Wednesday, September 11, 2024

Are heavy trucks a Nash Equilibrium?

Economist: America's love affair with big cars is killing them.
In America the average new car weighs more than 4,400lb (2,000kg) compared with 3,300lb in the European Union and 2,600lb in Japan. In 2023 vehicles weighing more than 5,000lb accounted for a whopping 31% of new cars, up from 22% five years earlier. As a London cyclist I find these numbers staggering—and scary. Our analysis shows that—aside from posing a risk to pedestrians and cyclists such as myself—the inflated weight is becoming a growing risk to the drivers of other, smaller cars. The fatality rate is roughly seven times higher when colliding with a heavy pickup truck than with a compact car.
Conservation of momentum also suggests that if you are driving a heavy pickup truck, your fatality rate is much lower. By analogy to a prisoners' dilemma, it appears that the equilibrium is to drive as heavy a vehicle as likely. 

 BOTTOM LINE: if you drive a heavy truck, I do better by driving a heavy truck, and vice-versa. In other words, we are in a Nash Equilibrium.

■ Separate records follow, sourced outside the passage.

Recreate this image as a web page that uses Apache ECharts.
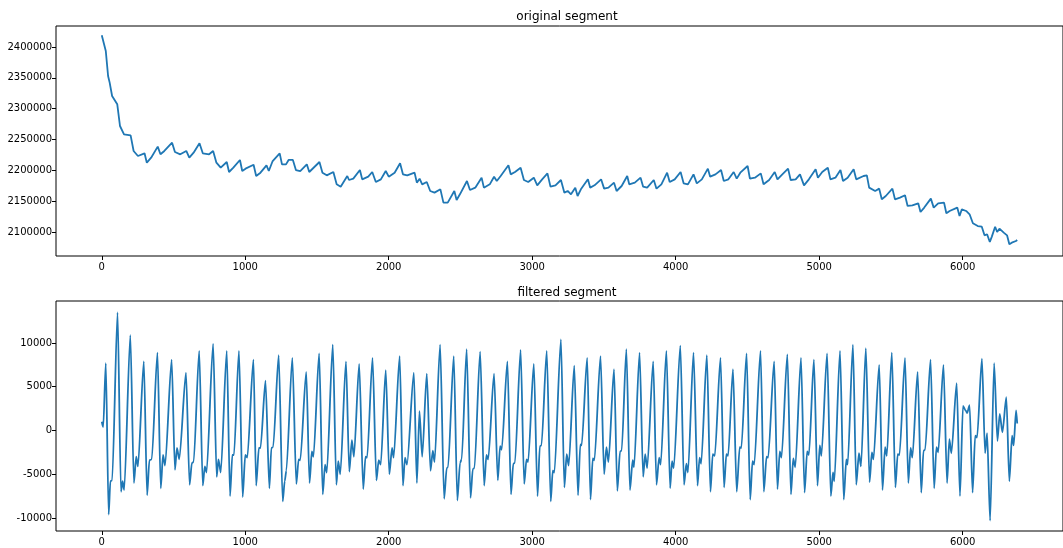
<!DOCTYPE html>
<html>
<head>
<meta charset="utf-8">
<script src="https://cdn.jsdelivr.net/npm/echarts@6/dist/echarts.min.js"></script>
<style>
html,body{margin:0;padding:0;background:#fff;}
#chart{width:1063px;height:548px;}
</style>
</head>
<body>
<div id="chart"></div>
<script>
// ---- data ----
const origX = [0,28,44,55,72,108,127,155,201,222,252,298,314,344,390,409,436,490,510,547,589,610,640,681,704,748,776,799,829,871,887,917,963,979,1002,1058,1076,1106,1148,1164,1191,1240,1256,1284,1302,1332,1353,1383,1429,1446,1517,1538,1568,1614,1637,1665,1711,1723,1753,1799,1815,1857,1885,1910,1945,1979,2000,2041,2079,2099,2129,2180,2196,2215,2233,2265,2289,2319,2360,2381,2411,2457,2473,2496,2545,2566,2603,2647,2663,2704,2734,2753,2780,2834,2850,2880,2919,2942,2972,3011,3035,3069,3106,3127,3162,3200,3224,3247,3270,3300,3316,3339,3388,3404,3434,3480,3501,3531,3570,3588,3623,3662,3676,3715,3755,3773,3801,3847,3866,3900,3940,3958,3993,4034,4055,4085,4124,4147,4182,4224,4240,4277,4316,4335,4367,4404,4425,4450,4501,4517,4552,4593,4612,4651,4690,4709,4743,4783,4801,4836,4866,4894,4928,4975,4991,5021,5060,5078,5113,5148,5166,5198,5240,5258,5309,5332,5348,5390,5418,5436,5464,5510,5528,5563,5598,5616,5649,5690,5706,5732,5778,5798,5829,5870,5886,5909,5962,5978,5994,6024,6048,6071,6105,6133,6152,6170,6189,6203,6226,6240,6256,6286,6309,6325,6342,6355,6371,6380];
const origY = [2418900,2393500,2353000,2342200,2320500,2307000,2271900,2258400,2256800,2231400,2223200,2227600,2212400,2220500,2238400,2226000,2231400,2244900,2229700,2226000,2231400,2220500,2228600,2243800,2227600,2226000,2231400,2212400,2204300,2213500,2197300,2204300,2216800,2198900,2202700,2209000,2190800,2196200,2208100,2198900,2215100,2227600,2209700,2209700,2216800,2216800,2200500,2198900,2209700,2197300,2213500,2196200,2191900,2197300,2177300,2173500,2190800,2184300,2186500,2200500,2185400,2189700,2197300,2181100,2185400,2198900,2189700,2196200,2211400,2193500,2191900,2196200,2180000,2186500,2177300,2181100,2166500,2163800,2169200,2147600,2147600,2166500,2151900,2161100,2182700,2168100,2171900,2188100,2171900,2177300,2189700,2182700,2190800,2208100,2193500,2197300,2204300,2184300,2181100,2188100,2175700,2185400,2195100,2173500,2175700,2184300,2163800,2166500,2161100,2171900,2158400,2169200,2185400,2171900,2175700,2185400,2170300,2171900,2180000,2166500,2174600,2190800,2177300,2180000,2188100,2173500,2171900,2184300,2170300,2177300,2196200,2181100,2185400,2197300,2178900,2177300,2193500,2178900,2185400,2202700,2189700,2193500,2200500,2182700,2185400,2197300,2186500,2196200,2207000,2186500,2188100,2195100,2177300,2184300,2197300,2185400,2193500,2202700,2184300,2185400,2193500,2175700,2185400,2201600,2188100,2197300,2204300,2185400,2188100,2200500,2182700,2188100,2201600,2185400,2190800,2191900,2171900,2166500,2170300,2153000,2158400,2170300,2153000,2155700,2159500,2142200,2143300,2146500,2132400,2139600,2154100,2139500,2146500,2147600,2130300,2134100,2139600,2126000,2136800,2134100,2128700,2114100,2109700,2108600,2094600,2096400,2083800,2092500,2108600,2100000,2105400,2099000,2094600,2080000,2082700,2080000,2085400,2087100];

const filtX = [0,10,28,48,60,72,110,134,145,156,199,224,240,252,293,316,332,348,388,411,427,441,487,510,524,540,587,612,628,640,679,704,718,730,776,801,813,829,871,894,910,921,956,982,1000,1014,1057,1076,1095,1106,1141,1168,1182,1194,1233,1261,1275,1286,1328,1356,1372,1383,1425,1448,1464,1475,1515,1540,1556,1568,1610,1635,1648,1662,1702,1725,1743,1757,1794,1822,1838,1849,1887,1914,1930,1944,1979,2004,2023,2034,2076,2099,2113,2127,2175,2196,2214,2233,2265,2291,2307,2319,2358,2386,2404,2413,2453,2478,2497,2508,2543,2570,2586,2597,2637,2665,2681,2693,2734,2760,2776,2787,2827,2852,2868,2879,2919,2944,2960,2971,3011,3037,3053,3064,3101,3129,3143,3154,3200,3224,3240,3254,3293,3319,3335,3344,3383,3406,3422,3433,3476,3501,3517,3531,3570,3593,3612,3623,3656,3681,3700,3709,3748,3773,3787,3801,3843,3866,3884,3895,3935,3961,3974,3986,4032,4058,4074,4085,4124,4152,4166,4177,4217,4242,4258,4272,4312,4337,4353,4365,4399,4425,4446,4457,4494,4519,4535,4547,4591,4614,4633,4644,4686,4709,4725,4737,4778,4803,4819,4833,4873,4898,4916,4928,4963,4988,5004,5015,5055,5081,5096,5105,5145,5171,5189,5198,5235,5258,5277,5291,5325,5351,5367,5378,5418,5441,5459,5471,5506,5531,5547,5559,5598,5621,5637,5649,5686,5711,5727,5738,5776,5801,5817,5829,5866,5891,5907,5921,5958,5981,6002,6020,6031,6048,6069,6087,6100,6134,6156,6170,6191,6219,6242,6258,6277,6304,6325,6344,6355,6372,6380];
const filtY = [1000,400,7700,-9600,-5800,-5700,13500,-7000,-5800,-6800,10900,-6000,-3000,-4100,7900,-7400,-3400,-3300,8900,-6600,-2800,-4000,8100,-4500,-2000,-3300,6600,-6200,-3700,-3600,9100,-6300,-4100,-4800,9900,-5300,-3300,-4800,9100,-7500,-2800,-2800,9100,-7600,-2800,-3100,8100,-6300,-2000,-2000,5700,-6600,-2000,-1900,8600,-8100,-5800,-4600,8300,-6100,-3300,-3400,6700,-6000,-2400,-3000,8800,-7300,-3900,-4800,9800,-6200,-3500,-5000,7900,-4700,-1100,-3000,7600,-6700,-3000,-3100,8300,-5700,-3400,-3900,6900,-5000,-2000,-3100,8500,-6300,-3100,-3900,6600,-6000,2200,-3000,6500,-4600,-2300,-3600,9800,-7800,-4300,-4200,8500,-8000,-3700,-3300,9300,-7700,-4400,-4300,9000,-6300,-2800,-3300,6500,-5700,-1800,-2200,7900,-7300,-3800,-3700,9200,-6100,-3300,-3600,7600,-7500,-1800,-1700,9100,-8100,-4600,-4800,10400,-6500,-2700,-4000,7400,-7400,-1600,-1700,8300,-7900,-3200,-3400,8500,-5000,-1900,-3600,7000,-6900,-2400,-2300,9300,-6800,-3400,-4200,8900,-5300,-2700,-4300,7900,-6200,-3100,-3900,9100,-6600,-3500,-4300,9700,-6200,-3800,-4800,8900,-6300,-3100,-3800,8600,-7000,-2700,-2900,8300,-6500,-2700,-2900,7000,-7000,-1900,-2000,8800,-7900,-3500,-3900,9100,-7000,-3000,-3100,7900,-6700,-2400,-3100,8700,-7300,-3200,-4200,8300,-7100,-2400,-2800,8100,-6300,-1700,-2900,8800,-7500,-4800,-5800,9100,-7900,-3300,-3900,9800,-6200,-2600,-4100,9400,-5900,-2500,-3300,7500,-6800,-1900,-2900,8900,-6500,-2700,-2800,8300,-6000,-2000,-3100,6700,-7100,-2300,-2200,8100,-6600,-1900,-2500,7500,-6000,-1000,-2600,5400,-7500,2800,2300,2000,2900,-7100,-600,-800,8200,-2600,-300,-10300,7700,-1200,1900,-200,3800,-5800,-600,-1700,2300,800];

const xTicks = [0,1000,2000,3000,4000,5000,6000];
const topTicks = [2100000,2150000,2200000,2250000,2300000,2350000,2400000];
const botTicks = [-10000,-5000,0,5000,10000];

const zip = (a, b) => a.map((v, i) => [v, b[i]]);

const FONT = 'DejaVu Sans';
function xAxisCfg(idx){
  return {
    type:'value', gridIndex:idx, min:-319, max:6699, position:'bottom',
    axisLine:{show:false, onZero:false},
    splitLine:{show:false},
    axisTick:{show:true, length:4, lineStyle:{color:'#000', width:1}, customValues:xTicks},
    axisLabel:{color:'#000', fontFamily:FONT, fontSize:10, margin:6, customValues:xTicks, formatter:v=>String(v)}
  };
}
function yAxisCfg(idx, min, max, ticks){
  return {
    type:'value', gridIndex:idx, min:min, max:max, position:'left',
    axisLine:{show:false, onZero:false},
    splitLine:{show:false},
    axisTick:{show:true, length:4, lineStyle:{color:'#000', width:1}, customValues:ticks},
    axisLabel:{color:'#000', fontFamily:FONT, fontSize:10, margin:4, customValues:ticks, formatter:v=>String(v)}
  };
}

const chart = echarts.init(document.getElementById('chart'), null, {renderer:'canvas'});
chart.setOption({
  animation:false,
  backgroundColor:'#fff',
  title:[
    {text:'original segment', left:562, top:6, textAlign:'center',
     textStyle:{fontFamily:FONT, fontSize:12, fontWeight:'normal', color:'#000'}},
    {text:'filtered segment', left:562, top:282, textAlign:'center',
     textStyle:{fontFamily:FONT, fontSize:12, fontWeight:'normal', color:'#000'}}
  ],
  grid:[
    {left:56, top:26, width:1013, height:230, show:true, borderColor:'#000', borderWidth:1, backgroundColor:'transparent'},
    {left:56, top:301, width:1013, height:230, show:true, borderColor:'#000', borderWidth:1, backgroundColor:'transparent'}
  ],
  xAxis:[xAxisCfg(0), xAxisCfg(1)],
  yAxis:[yAxisCfg(0, 2061080, 2434050, topTicks), yAxisCfg(1, -11486, 14800, botTicks)],
  series:[
    {type:'line', xAxisIndex:0, yAxisIndex:0, data:zip(origX, origY), showSymbol:false, symbol:'none',
     lineStyle:{color:'#1f77b4', width:1.8}, itemStyle:{color:'#1f77b4'}},
    {type:'line', xAxisIndex:1, yAxisIndex:1, data:zip(filtX, filtY), showSymbol:false, symbol:'none',
     smooth:0.25, smoothMonotone:'x',
     lineStyle:{color:'#1f77b4', width:1.8}, itemStyle:{color:'#1f77b4'}}
  ]
});
</script>
</body>
</html>
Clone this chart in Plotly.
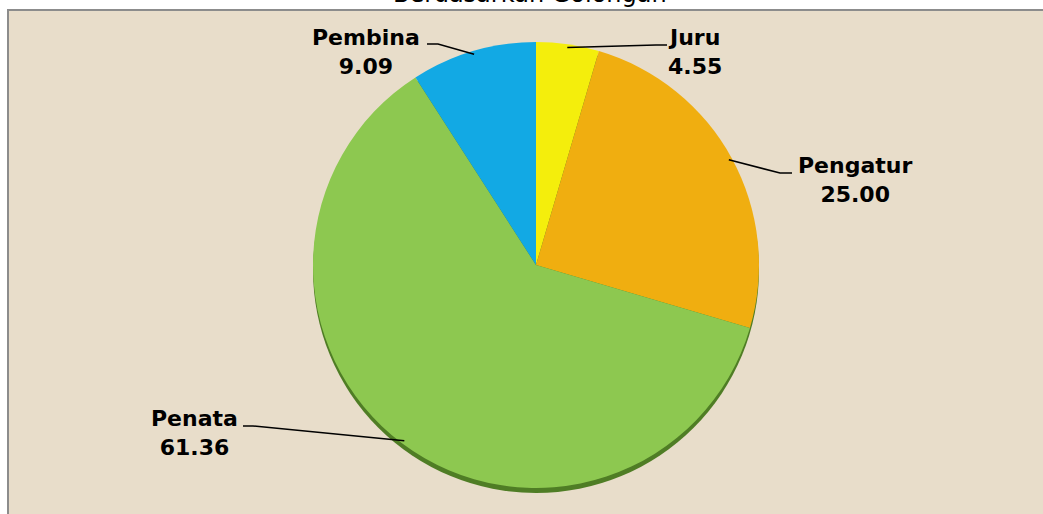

UPDATE: Why American Cars are so Big
Today the law mandates 40mpg. To increase efficiency, manufacturers had to use more complex engines, which made their cars costlier. To ease the burden on small businesses that relied on big vehicles, the government exempted “light trucks”, any vehicle that could be used off road and weighed less than 8,500lb (3855kg). That meant SUVs—typically among the biggest and least-efficient cars—were swept into the category and avoided the new fuel standards.
Because making light trucks held to lower environmental standards was more profitable than building small clean cars, automakers marketed big models, including SUVs, enthusiastically. They portrayed them as quintessentially American, embodying freedom, strength and adventurousness. By 2002 light trucks made up a bigger share of light-duty vehicle sales than cars.